I don’t intend to cite this quote as a bit of claim chowder, but to illustrate a point.
Lehrer fashioned himself as an ‘explainer,’ a person whom can take complex ideas and boil them down to simple, understandable stories. But not all concepts are simply explained.
Reading Michael Moynihan’s excellently researched piece (which uncovered Lehrer’s fabrications), we’re confronted with the costs of Lehrer’s simple explanations. To illustrate and support his thesis regarding Dylan and creativity he resorted to to out-of-context quote usage and outright fabrication. The facts didn’t fit the neat narrative. The tale was too complex to boil down to a simple ‘turns out.’
Let’s not understand Lehrer’s fall as arrogance, lies, or one man’s mistake. Let’s use this event to remember that some ideas are not simple, are complex, and difficult to grasp. Let’s respect them as such. Reducing them down to sound bites or accepting cheap understanding when it’s offered has a cost. Sometimes – in fact quite often – life isn’t simple and we shouldn’t try to pretend that it is. Doing so keeps us from striving to understand and appreciate complexity.
Agreed. Life isn’t as simple as a TED talk, nor should it be. A thought on TED: If all it took were 20 minutes to learn what the presenters were so passionately communicating, do you think they’d be up there, so stoked on talking to people about their work?
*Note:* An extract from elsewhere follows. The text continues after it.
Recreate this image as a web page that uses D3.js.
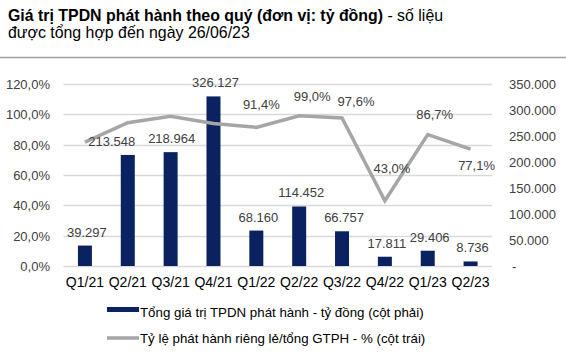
<!DOCTYPE html>
<html><head><meta charset="utf-8">
<script src="https://cdn.jsdelivr.net/npm/d3@7"></script>
<style>
body{margin:0;background:#fff;}
svg{display:block;font-family:"Liberation Sans",Arial,sans-serif;}
</style></head>
<body>
<svg id="c" width="566" height="356"></svg>
<script>
const categories = ["Q1/21","Q2/21","Q3/21","Q4/21","Q1/22","Q2/22","Q3/22","Q4/22","Q1/23","Q2/23"];
const issuance = [39297,213548,218964,326127,68160,114452,66757,17811,29406,8736];
const privateRatio = [81.7,94.5,98.7,93.9,91.4,99.0,97.6,43.0,86.7,77.1];
const ratioLabelShown = [false,false,false,false,true,true,true,true,true,true];
const leftTicks = [0,20,40,60,80,100,120];
const rightTicks = [0,50000,100000,150000,200000,250000,300000,350000];
const legendLabels = ["Tổng giá trị TPDN phát hành - tỷ đồng (cột phải)","Tỷ lệ phát hành riêng lẻ/tổng GTPH - % (cột trái)"];

// label nudges (layout only): [dx, dy]
const barLabelNudge = [[2,0],[-16,0],[1,0],[2,0],[2,0],[2,0],[2,0],[2,0],[2,0],[2,0]];
const lineLabelNudge = [[0,0],[0,0],[0,0],[0,0],[5,-18],[13,-15],[14,-12],[7,-28],[7,-16],[6,21]];

const svg = d3.select("#c");
const fmtNum = v => d3.format(",")(v).replace(/,/g,".");
const fmtPct = v => v.toFixed(1).replace(".",",") + "%";

// Title
const t = svg.append("text").attr("x",8).attr("y",21).attr("font-size",15.9).attr("fill","#000");
t.append("tspan").attr("font-weight","bold").text("Giá trị TPDN phát hành theo quý (đơn vị: tỷ đồng)");
t.append("tspan").text(" - số liệu");
svg.append("text").attr("x",8).attr("y",37.5).attr("font-size",15.9).attr("fill","#000").text("được tổng hợp đến ngày 26/06/23");
svg.append("line").attr("x1",0).attr("x2",566).attr("y1",57.5).attr("y2",57.5).attr("stroke","#a0a0a0").attr("stroke-width",1.5);

const L = 63.5, R = 492, T = 84, B = 266;
const x = d3.scaleBand().domain(categories).range([L,R]).paddingInner(0).paddingOuter(0);
const yL = d3.scaleLinear().domain([0,120]).range([B,T]);
const yR = d3.scaleLinear().domain([0,350000]).range([B,T]);
const cx = c => x(c) + x.bandwidth()/2;

// gridlines
svg.append("g").selectAll("line").data(leftTicks).join("line")
  .attr("x1",L).attr("x2",R).attr("y1",d=>Math.round(yL(d))+0.5).attr("y2",d=>Math.round(yL(d))+0.5)
  .attr("stroke","#d9d9d9").attr("stroke-width",1.3);

// left axis
const axL = d3.axisLeft(yL).tickValues(leftTicks).tickSize(0).tickPadding(0).tickFormat(d=>d.toFixed(1).replace(".",",")+"%");
const gL = svg.append("g").attr("transform",`translate(50,0)`).call(axL);
gL.select(".domain").remove();
gL.selectAll("text").attr("font-size",13).attr("fill","#404040").attr("font-family","'Liberation Sans',Arial,sans-serif").attr("dy","0.35em");

// right axis
const axR = d3.axisRight(yR).tickValues(rightTicks).tickSize(0).tickPadding(0).tickFormat(d=> d===0 ? "-" : fmtNum(d));
const gR = svg.append("g").attr("transform",`translate(509,0)`).call(axR);
gR.select(".domain").remove();
gR.selectAll("text").attr("font-size",13).attr("fill","#404040").attr("font-family","'Liberation Sans',Arial,sans-serif").attr("dy","0.35em")
  .attr("dx", d=> d===0 ? 3 : 0);

// x axis labels
const axX = d3.axisBottom(x).tickSize(0).tickPadding(0);
const gX = svg.append("g").attr("transform",`translate(0,${B+10})`).call(axX);
gX.select(".domain").remove();
gX.selectAll("text").attr("font-size",14).attr("fill","#000").attr("font-family","'Liberation Sans',Arial,sans-serif").attr("dy","0.75em");

// bars
const bw = 14;
svg.append("g").selectAll("rect").data(issuance).join("rect")
  .attr("x",(d,i)=>cx(categories[i])-bw/2).attr("width",bw)
  .attr("y",d=>yR(d)).attr("height",d=>B-yR(d)).attr("fill","#0a2360");

// line
const line = d3.line().x((d,i)=>cx(categories[i])).y(d=>yL(d));
svg.append("path").datum(privateRatio).attr("d",line).attr("fill","none")
  .attr("stroke","#a6a6a6").attr("stroke-width",3.5).attr("stroke-linejoin","miter");

// bar labels
svg.append("g").selectAll("text").data(issuance).join("text")
  .attr("x",(d,i)=>cx(categories[i])+barLabelNudge[i][0])
  .attr("y",(d,i)=>yR(d)-9+barLabelNudge[i][1])
  .attr("text-anchor","middle").attr("font-size",13).attr("fill","#404040")
  .text(d=>fmtNum(d));

// line labels
const ratioIdx = privateRatio.map((v,i)=>i).filter(i=>ratioLabelShown[i]);
svg.append("g").selectAll("text").data(ratioIdx).join("text")
  .attr("x",i=>cx(categories[i])+lineLabelNudge[i][0])
  .attr("y",i=>yL(privateRatio[i])+lineLabelNudge[i][1])
  .attr("text-anchor","middle").attr("font-size",13).attr("fill","#404040")
  .text(i=>fmtPct(privateRatio[i]));

// legend
const lg = svg.append("g");
lg.append("rect").attr("x",107).attr("y",307).attr("width",32).attr("height",5).attr("fill","#0a2360");
lg.append("text").attr("x",140).attr("y",317).attr("font-size",13.3).attr("fill","#000").text(legendLabels[0]);
lg.append("line").attr("x1",107).attr("x2",139).attr("y1",338).attr("y2",338).attr("stroke","#a6a6a6").attr("stroke-width",3.5);
lg.append("text").attr("x",140).attr("y",342.5).attr("font-size",13.3).attr("fill","#000").text(legendLabels[1]);
</script>
</body></html>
The researchers who Lehrer cites in order to build his narratives all look at their work in a fundamentally different way from the way Lehrer does. Real scientists are open to being proven wrong. They’re open to the possibility that the complexity and frustration of what they’re investigating will mean that they’ll say wrong things - and they’re OK with that, because it’s part of the gig. It’s part of the thrill of honestly following a research question. You look at the dead end you’ve come to and say, “well shit, the truth will work things out.” WIthout that commitment, nothing of consequence could possibly be discovered.
The truth often does work things out, and it can even make narratives better and more beautiful. Sometimes it might mean being anti-narrative, but you wouldn’t have given up on narrative unless you were committed to being fair to the truth.
Alternatively, you can give up on truth, but then you’re very much not in the business of learning, researching, or teaching (non-fiction writers of Lehrer’s ilk certainly think they teach). Instead, you’ve drifted deep into the realm of entertainment. Which is to say: you’ll get invited to Radiolab 17 times, but you’ll have committed yourself to intellectual bankruptcy along the way. And what is intellectual bankruptcy? It’s just ignoring the world, because the world is getting in the way of your tried-and-true method for making sense of it.
Jonah Lehrer seems to have really passionately wanted to become an important writer person. The world made sense for him when he sold lots of books that explained complex things simply. Maybe, now that he’s been fired from his job at the New Yorker, and that his publisher is recalling his fabricated book, he might wonder what it actually takes to be an ethical or honest writer, too, and what the world might look like when truth is treated with the gravity it deserves.